Nun schaut man bei der Stammbaumanalyse aber in die Vergangenheit und möchte sehen, wann zwei Allele zu einem verschmelzen, wenn man die Uhr rückwärts laufen lässt. Eine solche Vereinigung heißt Koaleszenz. Betrachtet man zwei verschiedene Allele eines Gens in zwei verschiedenen Individuen und lässt die Mutationsrate außen vor, so kann man vereinfachend eine Wahrscheinlichkeit errechnen, mit der beide Allele aus ein und demselben elterlichen Allel hervorgegangen sind – dann wären die Individuen Geschwister (oder Halbgeschwister). Diese Wahrscheinlichkeit beträgt Eins zu Zwei mal N (1/(2N)), wobei N die Größe der Population ist und „2N“ die Gesamtanzahl der Genkopien in der Population ausdrückt. Je mehr Generationen rückwärts man diese Formel anwendet, desto größer die Wahrscheinlichkeit für ein Koaleszenzereignis. Auch für mehrere Allele eines Gens kann man sich auf diesem Wege statistisch in die Vergangenheit vortasten.

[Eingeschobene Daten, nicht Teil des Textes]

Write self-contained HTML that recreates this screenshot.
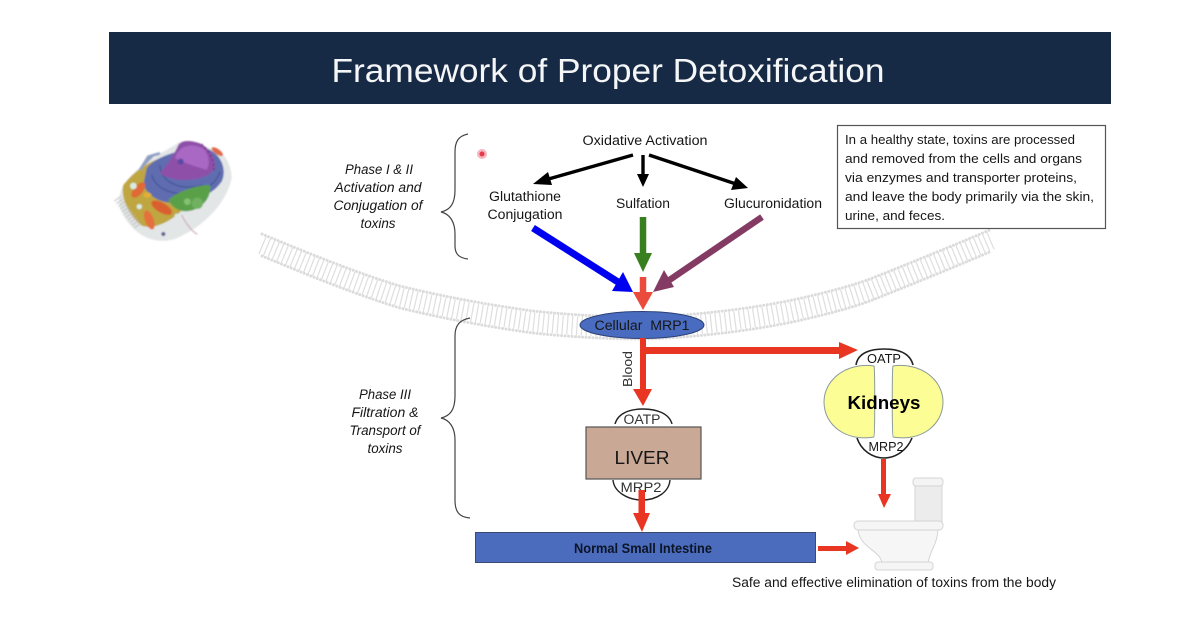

Damit hat man nun ein mathematisches Instrument für die Arbeit mit genetischem Probenmaterial zur Hand, mit dem sich abschätzen lässt, vor wie vielen Generationen der letzte gemeinsame Vorfahre gelebt hat. Koaleszenzmodelle kann man natürlich weiterentwickeln und beliebig komplex gestalten. So lässt man sinnvollerweise die Mutationsrate mit einfließen, denn es macht ja einen Unterschied, ob sich zwei Allele an einer oder an fünf Basenpositionen unterscheiden. Allen, die in die Mathematik der Koaleszenztheorie einsteigen wollen, ohne gleich auf der ersten Seite von Formeln erschlagen zu werden, sei ein Review von Yun-Xun Fu und Wen-Hsiung Li aus dem Jahre 1999 ans Herz gelegt (Theor. Popul. Biol. 56(1):1-10).

Analyse per Mausklick

Moderne Analysetools berücksichtigen viele weitere Parameter, um unter zahlreichen möglichen Stammbäumen den wahrscheinlichsten auszuwählen. Insbesondere sollen ja nicht bloß Allele eines Gens verglichen werden, sondern im Ideal­fall viele Chromosomenabschnitte unter Berücksichtigung von Rekombinationsereignissen in die Berechnungen miteinfließen.

Dass all dies einmal per Mausklick möglich sein würde, hätten sich die Väter der Koaleszenztheorie damals sicher nicht träumen lassen.